Write the material out again in full, word for word. Do not include the pictures.

** BEGIN **

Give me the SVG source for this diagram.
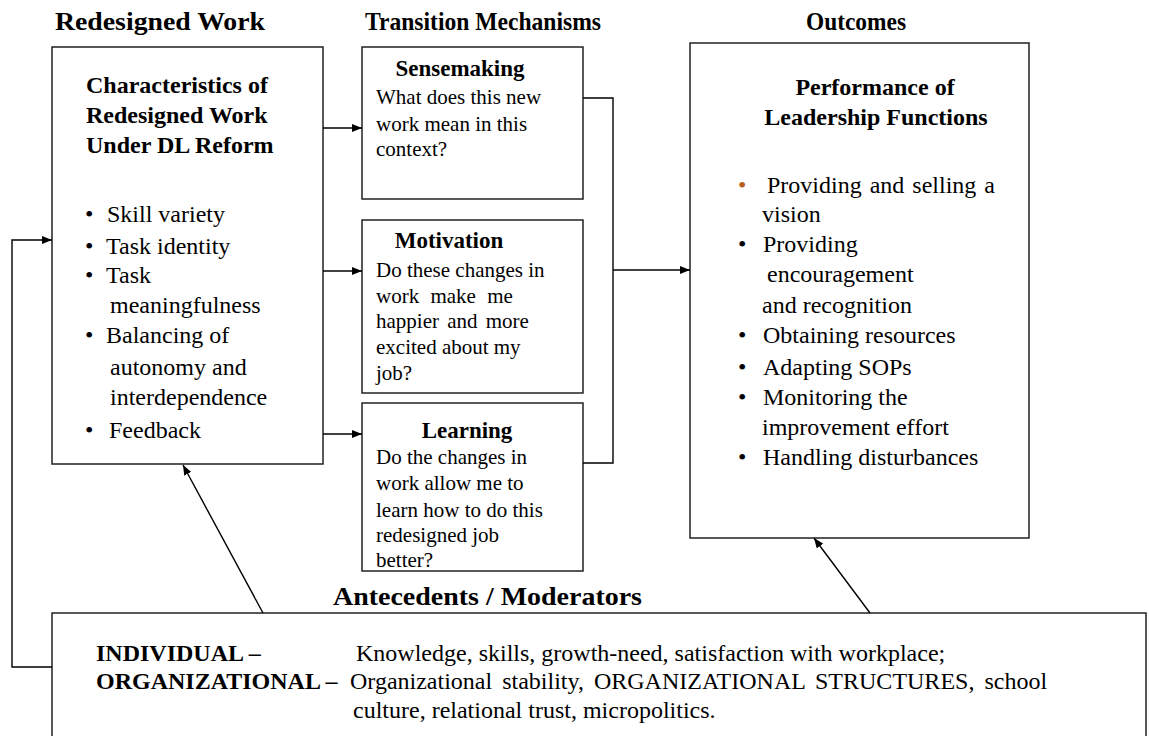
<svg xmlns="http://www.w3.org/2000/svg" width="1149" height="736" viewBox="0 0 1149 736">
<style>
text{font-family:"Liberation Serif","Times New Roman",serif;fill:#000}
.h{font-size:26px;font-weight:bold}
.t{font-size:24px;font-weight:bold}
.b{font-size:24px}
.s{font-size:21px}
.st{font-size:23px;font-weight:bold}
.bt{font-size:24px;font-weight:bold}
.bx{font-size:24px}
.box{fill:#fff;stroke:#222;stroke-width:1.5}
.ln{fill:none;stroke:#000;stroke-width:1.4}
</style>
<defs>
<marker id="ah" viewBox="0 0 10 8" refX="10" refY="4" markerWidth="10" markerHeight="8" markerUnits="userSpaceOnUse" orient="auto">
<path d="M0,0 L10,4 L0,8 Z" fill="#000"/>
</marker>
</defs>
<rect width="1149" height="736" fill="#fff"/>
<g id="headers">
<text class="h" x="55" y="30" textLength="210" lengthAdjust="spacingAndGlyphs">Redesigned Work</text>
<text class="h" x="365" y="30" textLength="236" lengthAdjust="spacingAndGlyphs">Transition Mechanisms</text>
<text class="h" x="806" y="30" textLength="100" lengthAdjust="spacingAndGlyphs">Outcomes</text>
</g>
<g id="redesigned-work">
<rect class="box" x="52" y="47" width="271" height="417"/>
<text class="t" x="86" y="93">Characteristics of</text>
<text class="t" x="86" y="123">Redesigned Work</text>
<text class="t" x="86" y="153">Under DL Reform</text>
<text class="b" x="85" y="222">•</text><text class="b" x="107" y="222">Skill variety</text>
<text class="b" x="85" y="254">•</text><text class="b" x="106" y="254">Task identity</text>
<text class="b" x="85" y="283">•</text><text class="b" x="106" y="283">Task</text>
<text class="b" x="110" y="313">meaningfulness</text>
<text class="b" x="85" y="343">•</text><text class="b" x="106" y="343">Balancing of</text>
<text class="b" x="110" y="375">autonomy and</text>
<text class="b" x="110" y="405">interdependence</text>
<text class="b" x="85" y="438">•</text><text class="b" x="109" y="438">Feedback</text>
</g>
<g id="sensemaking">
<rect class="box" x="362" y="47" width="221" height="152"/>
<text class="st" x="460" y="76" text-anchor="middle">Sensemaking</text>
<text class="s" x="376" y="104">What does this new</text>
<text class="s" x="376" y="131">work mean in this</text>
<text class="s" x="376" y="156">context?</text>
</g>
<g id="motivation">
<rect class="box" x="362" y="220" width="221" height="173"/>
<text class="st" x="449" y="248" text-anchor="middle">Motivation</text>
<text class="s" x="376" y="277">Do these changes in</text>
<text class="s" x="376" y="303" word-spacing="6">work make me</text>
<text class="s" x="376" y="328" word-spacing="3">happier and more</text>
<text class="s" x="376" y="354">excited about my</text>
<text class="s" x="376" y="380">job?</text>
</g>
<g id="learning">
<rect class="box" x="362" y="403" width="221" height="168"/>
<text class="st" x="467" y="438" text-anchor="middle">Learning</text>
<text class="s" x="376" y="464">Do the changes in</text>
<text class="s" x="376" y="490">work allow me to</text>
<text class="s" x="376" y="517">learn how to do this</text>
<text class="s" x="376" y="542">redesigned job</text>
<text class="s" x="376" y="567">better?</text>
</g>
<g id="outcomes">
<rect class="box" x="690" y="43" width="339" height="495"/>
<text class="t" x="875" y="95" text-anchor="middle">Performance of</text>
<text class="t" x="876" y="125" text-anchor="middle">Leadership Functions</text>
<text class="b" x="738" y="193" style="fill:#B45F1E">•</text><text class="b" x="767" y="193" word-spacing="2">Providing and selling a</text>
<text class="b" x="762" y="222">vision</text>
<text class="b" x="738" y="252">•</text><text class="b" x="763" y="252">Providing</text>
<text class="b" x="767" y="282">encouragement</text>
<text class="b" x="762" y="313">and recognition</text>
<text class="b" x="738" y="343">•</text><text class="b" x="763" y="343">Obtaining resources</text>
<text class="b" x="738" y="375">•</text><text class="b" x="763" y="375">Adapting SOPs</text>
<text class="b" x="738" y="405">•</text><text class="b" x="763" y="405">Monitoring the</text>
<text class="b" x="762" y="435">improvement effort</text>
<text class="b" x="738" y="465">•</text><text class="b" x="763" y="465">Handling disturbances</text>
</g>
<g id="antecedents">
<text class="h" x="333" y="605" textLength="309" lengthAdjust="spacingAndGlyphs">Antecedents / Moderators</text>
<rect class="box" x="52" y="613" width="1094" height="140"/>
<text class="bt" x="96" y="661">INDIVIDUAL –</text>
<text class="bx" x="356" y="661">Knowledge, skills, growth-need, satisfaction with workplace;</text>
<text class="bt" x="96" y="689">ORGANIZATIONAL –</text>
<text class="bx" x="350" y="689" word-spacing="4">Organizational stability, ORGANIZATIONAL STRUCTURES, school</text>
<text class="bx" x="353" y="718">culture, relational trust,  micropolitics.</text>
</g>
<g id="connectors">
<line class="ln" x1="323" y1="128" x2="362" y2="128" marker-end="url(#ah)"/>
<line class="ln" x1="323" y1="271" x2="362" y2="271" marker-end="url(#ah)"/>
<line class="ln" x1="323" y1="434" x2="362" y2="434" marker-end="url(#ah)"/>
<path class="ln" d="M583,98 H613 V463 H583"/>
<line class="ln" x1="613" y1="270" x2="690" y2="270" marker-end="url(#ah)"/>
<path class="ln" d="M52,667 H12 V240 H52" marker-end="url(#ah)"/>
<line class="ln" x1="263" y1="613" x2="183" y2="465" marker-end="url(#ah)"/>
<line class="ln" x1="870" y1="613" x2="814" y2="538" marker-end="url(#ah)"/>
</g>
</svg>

** END **

EXERCISE ANSWER -
Give me the SVG source for this diagram.
<svg xmlns="http://www.w3.org/2000/svg" width="1149" height="736" viewBox="0 0 1149 736">
<style>
text{font-family:"Liberation Serif","Times New Roman",serif;fill:#000}
.h{font-size:26px;font-weight:bold}
.t{font-size:24px;font-weight:bold}
.b{font-size:24px}
.s{font-size:21px}
.st{font-size:23px;font-weight:bold}
.bt{font-size:24px;font-weight:bold}
.bx{font-size:24px}
.box{fill:#fff;stroke:#222;stroke-width:1.5}
.ln{fill:none;stroke:#000;stroke-width:1.4}
</style>
<defs>
<marker id="ah" viewBox="0 0 10 8" refX="10" refY="4" markerWidth="10" markerHeight="8" markerUnits="userSpaceOnUse" orient="auto">
<path d="M0,0 L10,4 L0,8 Z" fill="#000"/>
</marker>
</defs>
<rect width="1149" height="736" fill="#fff"/>
<g id="headers">
<text class="h" x="55" y="30" textLength="210" lengthAdjust="spacingAndGlyphs">Redesigned Work</text>
<text class="h" x="365" y="30" textLength="236" lengthAdjust="spacingAndGlyphs">Transition Mechanisms</text>
<text class="h" x="806" y="30" textLength="100" lengthAdjust="spacingAndGlyphs">Outcomes</text>
</g>
<g id="redesigned-work">
<rect class="box" x="52" y="47" width="271" height="417"/>
<text class="t" x="86" y="93">Characteristics of</text>
<text class="t" x="86" y="123">Redesigned Work</text>
<text class="t" x="86" y="153">Under DL Reform</text>
<text class="b" x="85" y="222">•</text><text class="b" x="107" y="222">Skill variety</text>
<text class="b" x="85" y="254">•</text><text class="b" x="106" y="254">Task identity</text>
<text class="b" x="85" y="283">•</text><text class="b" x="106" y="283">Task</text>
<text class="b" x="110" y="313">meaningfulness</text>
<text class="b" x="85" y="343">•</text><text class="b" x="106" y="343">Balancing of</text>
<text class="b" x="110" y="375">autonomy and</text>
<text class="b" x="110" y="405">interdependence</text>
<text class="b" x="85" y="438">•</text><text class="b" x="109" y="438">Feedback</text>
</g>
<g id="sensemaking">
<rect class="box" x="362" y="47" width="221" height="152"/>
<text class="st" x="460" y="76" text-anchor="middle">Sensemaking</text>
<text class="s" x="376" y="104">What does this new</text>
<text class="s" x="376" y="131">work mean in this</text>
<text class="s" x="376" y="156">context?</text>
</g>
<g id="motivation">
<rect class="box" x="362" y="220" width="221" height="173"/>
<text class="st" x="449" y="248" text-anchor="middle">Motivation</text>
<text class="s" x="376" y="277">Do these changes in</text>
<text class="s" x="376" y="303" word-spacing="6">work make me</text>
<text class="s" x="376" y="328" word-spacing="3">happier and more</text>
<text class="s" x="376" y="354">excited about my</text>
<text class="s" x="376" y="380">job?</text>
</g>
<g id="learning">
<rect class="box" x="362" y="403" width="221" height="168"/>
<text class="st" x="467" y="438" text-anchor="middle">Learning</text>
<text class="s" x="376" y="464">Do the changes in</text>
<text class="s" x="376" y="490">work allow me to</text>
<text class="s" x="376" y="517">learn how to do this</text>
<text class="s" x="376" y="542">redesigned job</text>
<text class="s" x="376" y="567">better?</text>
</g>
<g id="outcomes">
<rect class="box" x="690" y="43" width="339" height="495"/>
<text class="t" x="875" y="95" text-anchor="middle">Performance of</text>
<text class="t" x="876" y="125" text-anchor="middle">Leadership Functions</text>
<text class="b" x="738" y="193" style="fill:#B45F1E">•</text><text class="b" x="767" y="193" word-spacing="2">Providing and selling a</text>
<text class="b" x="762" y="222">vision</text>
<text class="b" x="738" y="252">•</text><text class="b" x="763" y="252">Providing</text>
<text class="b" x="767" y="282">encouragement</text>
<text class="b" x="762" y="313">and recognition</text>
<text class="b" x="738" y="343">•</text><text class="b" x="763" y="343">Obtaining resources</text>
<text class="b" x="738" y="375">•</text><text class="b" x="763" y="375">Adapting SOPs</text>
<text class="b" x="738" y="405">•</text><text class="b" x="763" y="405">Monitoring the</text>
<text class="b" x="762" y="435">improvement effort</text>
<text class="b" x="738" y="465">•</text><text class="b" x="763" y="465">Handling disturbances</text>
</g>
<g id="antecedents">
<text class="h" x="333" y="605" textLength="309" lengthAdjust="spacingAndGlyphs">Antecedents / Moderators</text>
<rect class="box" x="52" y="613" width="1094" height="140"/>
<text class="bt" x="96" y="661">INDIVIDUAL –</text>
<text class="bx" x="356" y="661">Knowledge, skills, growth-need, satisfaction with workplace;</text>
<text class="bt" x="96" y="689">ORGANIZATIONAL –</text>
<text class="bx" x="350" y="689" word-spacing="4">Organizational stability, ORGANIZATIONAL STRUCTURES, school</text>
<text class="bx" x="353" y="718">culture, relational trust,  micropolitics.</text>
</g>
<g id="connectors">
<line class="ln" x1="323" y1="128" x2="362" y2="128" marker-end="url(#ah)"/>
<line class="ln" x1="323" y1="271" x2="362" y2="271" marker-end="url(#ah)"/>
<line class="ln" x1="323" y1="434" x2="362" y2="434" marker-end="url(#ah)"/>
<path class="ln" d="M583,98 H613 V463 H583"/>
<line class="ln" x1="613" y1="270" x2="690" y2="270" marker-end="url(#ah)"/>
<path class="ln" d="M52,667 H12 V240 H52" marker-end="url(#ah)"/>
<line class="ln" x1="263" y1="613" x2="183" y2="465" marker-end="url(#ah)"/>
<line class="ln" x1="870" y1="613" x2="814" y2="538" marker-end="url(#ah)"/>
</g>
</svg>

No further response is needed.